The benefits awarded under the GI Bill are growing rapidly in response to a nationwide influx of student veterans. From the program’s beginning on August 1, 2009, through fiscal year 2010, it awarded about $5.7 billion to 381,000 veterans, service members and their dependents. This fiscal year that total is expected to grow to nearly $8 billion.

About 700 of the 40,000 students at Prince George’s receive benefits through the GI Bill, and the college created Bourgeois’s position just last month to assist the continually growing student veteran population on campus.

To get their associate degrees or build a foundation to transfer to a university, “they just want to know what they need to do and they’ll do it,” Bourgeois says. While BAH complications are the most common problem Bourgeois hears about from students, he helps them with everything from reconsidering a major to communicating with professors, all with one goal: keeping them on track to graduate.
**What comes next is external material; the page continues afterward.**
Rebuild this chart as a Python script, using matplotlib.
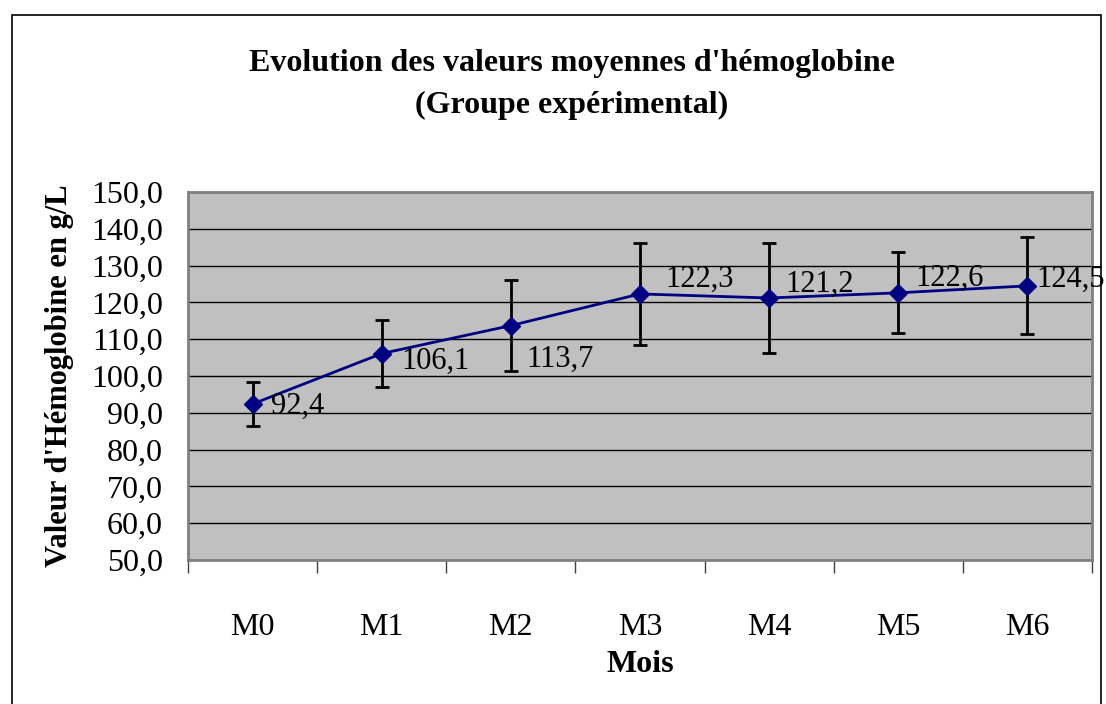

After earning a degree in English, Leys plans to become a teacher. Seeing her son struggle with autism and the English language made her realize she could help others the way his teachers have helped him.

Johnson wants to transfer to the University of Maryland, where government agencies do heavy recruiting, before ultimately rejoining the military as an officer.

For Bourgeois, a retired 23-year Marine from New Orleans, this coming Sunday is a reminder not just of the tragedy that occurred 10 years ago, but of the sacrifices veterans have made for their country, and continue to make -- even as students.

“There are certain things that you just don’t forget,” he says.